I'm trying to define n-globs, for each n. I'm trying to do this in terms of an indexed family of higher inductive types. I think I have a working definition but it is almost intractable and hard to work with. Here is what I have so far:
Define 0-glob via:
G0 : 0-glob
Define 1-glob via:
in$_1$ : 0-glob $\to$ 1-glob
G0$_2$ : 1-glob
G1 : in$_1$(G0) = G0$_2$
Assuming we have the n-glob and the n+1-glob, define (n+2)-glob via:
in$_{n+2}$ : (n+1)-glob $\to$ (n+2)-glob
G(n+1)$_2$ : in$_{n+2}$(in$_{n+1}$(Gn)) = in$_{n+2}$(Gn$_2$)

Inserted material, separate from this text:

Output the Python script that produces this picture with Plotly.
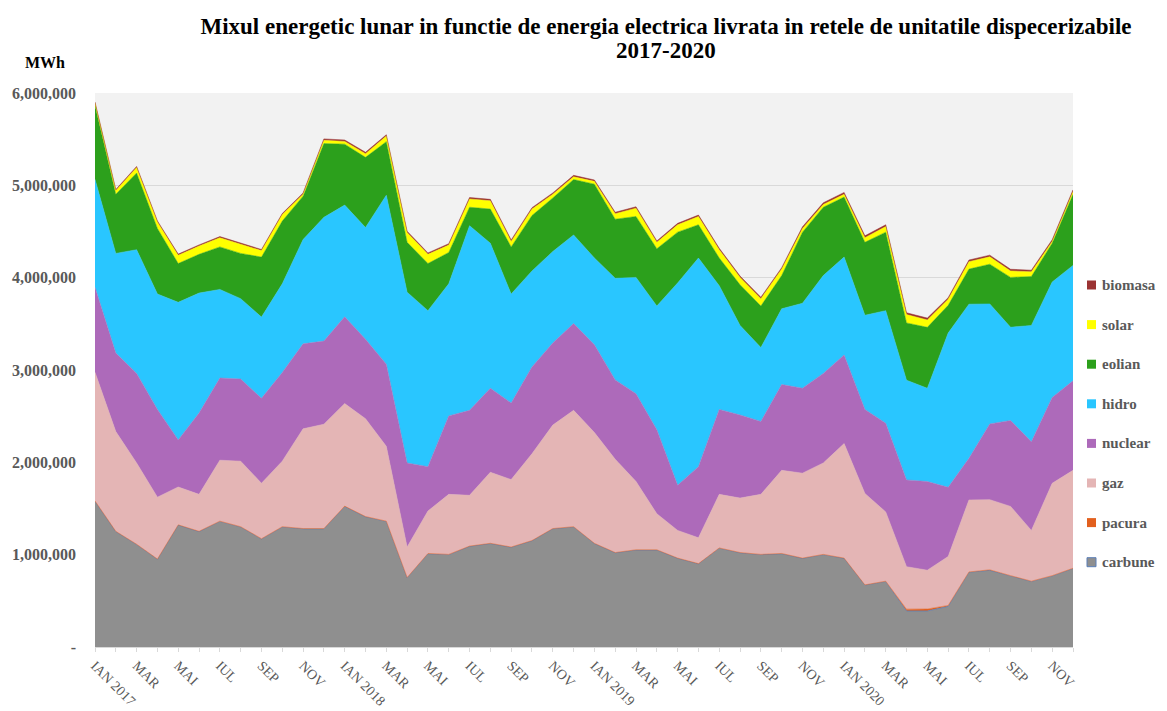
import plotly.graph_objects as go

# ---- data (thousand MWh, converted below) ----
month_names = ["IAN", "FEB", "MAR", "APR", "MAI", "IUN", "IUL", "AUG", "SEP", "OCT", "NOV", "DEC"]
years = [2017, 2018, 2019, 2020]
months = [(f"{m} {y}" if m == "IAN" else m) for y in years for m in month_names]

carbune = [1577, 1250, 1110, 950, 1320, 1250, 1360, 1300, 1170, 1300, 1280, 1280,
           1520, 1410, 1360, 750, 1010, 1000, 1090, 1120, 1080, 1150, 1280, 1300,
           1120, 1020, 1050, 1050, 960, 900, 1070, 1020, 1000, 1010, 960, 1000,
           960, 670, 710, 390, 390, 440, 810, 830, 770, 710, 770, 850]
pacura = [5, 3, 3, 3, 3, 3, 3, 3, 3, 3, 3, 3,
          6, 3, 3, 3, 3, 3, 3, 3, 3, 3, 3, 3,
          3, 3, 3, 3, 3, 3, 3, 3, 3, 3, 3, 3,
          3, 3, 3, 20, 22, 10, 3, 6, 3, 3, 3, 3]
gaz = [1393, 1080, 880, 670, 410, 400, 660, 710, 600, 710, 1080, 1130,
       1110, 1060, 810, 330, 460, 650, 550, 770, 730, 940, 1120, 1260,
       1200, 1010, 740, 390, 300, 280, 580, 590, 650, 900, 920, 990,
       1240, 990, 750, 460, 420, 530, 780, 760, 750, 550, 1000, 1060]
nuclear = [920, 850, 970, 950, 510, 880, 890, 890, 920, 960, 920, 900,
           940, 860, 890, 910, 480, 850, 920, 910, 830, 940, 890, 940,
           950, 860, 950, 910, 490, 770, 920, 900, 790, 930, 920, 970,
           960, 910, 960, 940, 960, 750, 450, 820, 930, 960, 930, 970]
hidro = [1170, 1080, 1340, 1250, 1490, 1300, 960, 870, 880, 960, 1130, 1340,
         1210, 1210, 1830, 1850, 1690, 1430, 2000, 1570, 1180, 1040, 990, 960,
         940, 1100, 1260, 1340, 2190, 2260, 1340, 970, 800, 820, 920, 1060,
         1060, 1020, 1220, 1080, 1010, 1670, 1670, 1300, 1010, 1260, 1250, 1250]
eolian = [800, 640, 830, 710, 420, 420, 460, 490, 650, 680, 470, 800,
          660, 760, 580, 540, 510, 340, 200, 370, 510, 600, 580, 600,
          800, 640, 660, 620, 550, 360, 300, 440, 450, 360, 770, 740,
          650, 790, 850, 620, 660, 300, 380, 430, 540, 530, 420, 770]
solar = [25, 40, 60, 70, 90, 90, 100, 100, 70, 70, 20, 35,
         30, 40, 60, 105, 100, 80, 90, 90, 60, 70, 40, 30,
         30, 60, 90, 70, 80, 90, 90, 80, 80, 70, 40, 30,
         30, 50, 60, 90, 80, 65, 80, 80, 70, 50, 20, 30]
biomasa = [12, 12, 12, 12, 12, 12, 12, 12, 12, 12, 15, 15,
           15, 15, 15, 15, 15, 15, 15, 15, 15, 15, 15, 15,
           15, 15, 15, 15, 15, 15, 15, 15, 15, 15, 18, 18,
           20, 20, 20, 20, 20, 18, 18, 18, 18, 18, 18, 18]

series = [
    ("carbune", carbune, "#8f8f8f", "#5a7fb8"),
    ("pacura", pacura, "#e2601e", "#e2601e"),
    ("gaz", gaz, "#e4b5b5", "#e4b5b5"),
    ("nuclear", nuclear, "#ad6aba", "#ad6aba"),
    ("hidro", hidro, "#29c6ff", "#29c6ff"),
    ("eolian", eolian, "#2ca01c", "#2ca01c"),
    ("solar", solar, "#ffff00", "#ffff00"),
    ("biomasa", biomasa, "#9b3333", "#9b3333"),
]

y_ticks = [0, 1000000, 2000000, 3000000, 4000000, 5000000, 6000000]
y_ticktext = ["-"] + [f"{v:,}" for v in y_ticks[1:]]

# page has an 8px body margin -> figure is drawn 8px smaller, coordinates shifted
OFF = 8
W, H = 1167 - OFF, 711 - OFF
L, T = 95 - OFF, 93 - OFF
R = W - (1073 - OFF)
B = H - (647 - OFF)
PW, PH = W - L - R, H - T - B

def px(xp):  # page x -> paper x
    return (xp - OFF - L) / PW

def py(yp):  # page y -> paper y
    return (H - B - (yp - OFF)) / PH

serif = "Liberation Serif, Times New Roman, serif"

x = list(range(len(months)))
fig = go.Figure()
for name, vals, fill, line in series:
    fig.add_trace(go.Scatter(
        x=x, y=[v * 1000 for v in vals], name=name, mode="lines",
        stackgroup="one", fillcolor=fill,
        line=dict(color=line, width=0.8 if name == "carbune" else 0.5),
        showlegend=False,
    ))

# manual legend (top to bottom: biomasa ... carbune)
shapes, annotations = [], []
for k, (name, vals, fill, line) in enumerate(reversed(series)):
    cy = 285 + 39.6 * k
    shapes.append(dict(
        type="rect", xref="paper", yref="paper",
        x0=px(1087), x1=px(1096), y0=py(cy + 4.5), y1=py(cy - 4.5),
        fillcolor=fill,
        line=dict(color=line if name == "carbune" else fill,
                  width=1 if name == "carbune" else 0),
    ))
    annotations.append(dict(
        text=f"<b>{name}</b>", xref="paper", yref="paper",
        x=px(1101), y=py(cy), xanchor="left", yanchor="middle",
        showarrow=False, borderpad=0,
        font=dict(family=serif, size=15, color="#595959"),
    ))

annotations += [
    dict(text="<b>2017-2020</b>", xref="paper", yref="paper",
         x=px(666), y=py(50), xanchor="center", yanchor="middle",
         showarrow=False, font=dict(family=serif, size=23, color="black")),
    dict(text="<b>MWh</b>", xref="paper", yref="paper",
         x=px(45), y=py(62), xanchor="center", yanchor="middle",
         showarrow=False, font=dict(family=serif, size=16, color="black")),
]

fig.update_layout(
    width=W, height=H,
    margin=dict(l=L, r=R, t=T, b=B, autoexpand=False),
    paper_bgcolor="white", plot_bgcolor="#f2f2f2",
    font=dict(family=serif, color="#595959"),
    title=dict(
        text="<b>Mixul energetic lunar in functie de energia electrica livrata in retele de unitatile dispecerizabile</b>",
        x=(666 - OFF) / W, xref="container", xanchor="center",
        y=1 - (26 - OFF) / H, yref="container", yanchor="middle",
        font=dict(family=serif, size=23, color="black"),
    ),
    showlegend=False,
    shapes=shapes,
    annotations=annotations,
)

tick_text = [m if i % 2 == 0 else "" for i, m in enumerate(months)]
fig.update_xaxes(
    range=[0, len(months) - 1], tickmode="array", tickvals=x, ticktext=tick_text,
    tickangle=45, ticks="outside", ticklen=4, tickcolor="#d9d9d9",
    showline=True, linecolor="#d9d9d9", showgrid=False, zeroline=False,
    automargin=False,
    tickfont=dict(family=serif, size=14, color="#595959"),
)
fig.update_yaxes(
    range=[0, 6000000], tickmode="array", tickvals=y_ticks, ticktext=y_ticktext,
    showgrid=True, gridcolor="#d9d9d9", gridwidth=1, zeroline=False,
    showline=False, ticks="", automargin=False, ticklabelstandoff=18,
    tickfont=dict(family=serif, size=16, color="#595959", weight="bold"),
)

fig.write_html("out.html", post_script="document.body.style.overflow='hidden';")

G(n+2) : in$_{n+2}$(G(n+1)) = G(n+1)$_2$
The idea behind this is that an n+1-glob contains "a copy" of the n-glob, so we should have in$_{n+1}$:n-glob $\to$ n+1-glob. But, the n+1 glob contains another n-morphism parallel to the copied n-morphism. This is why I have the G(n+1)$_2$; it is supposed to be that parallel n-morphism. Finally, the n+1-glob has a n+1-morphism filling the frame of the two parallel n-morphisms. I think everything is well typed in the definition.
My problem is that this definition is, well, gross. The elimination principle for even just 2-glob will not be nice to work with. The main difficulty is the "in" constructor at each level. But, I do not know how I could remove this constructor. So, my question is how are n-globs defined as HITs? I could not find anything else where online.
I doubt you'll find anyone defining n-globes as HITs because they are not homotopically very interesting: they are all contractible!
That said, your definition looks like it might be sensible. But I think an easier definition would be to induct at the bottom: the $(n+1)$-globe has two points $s,t$ and a map from the $n$-globe into $s=t$.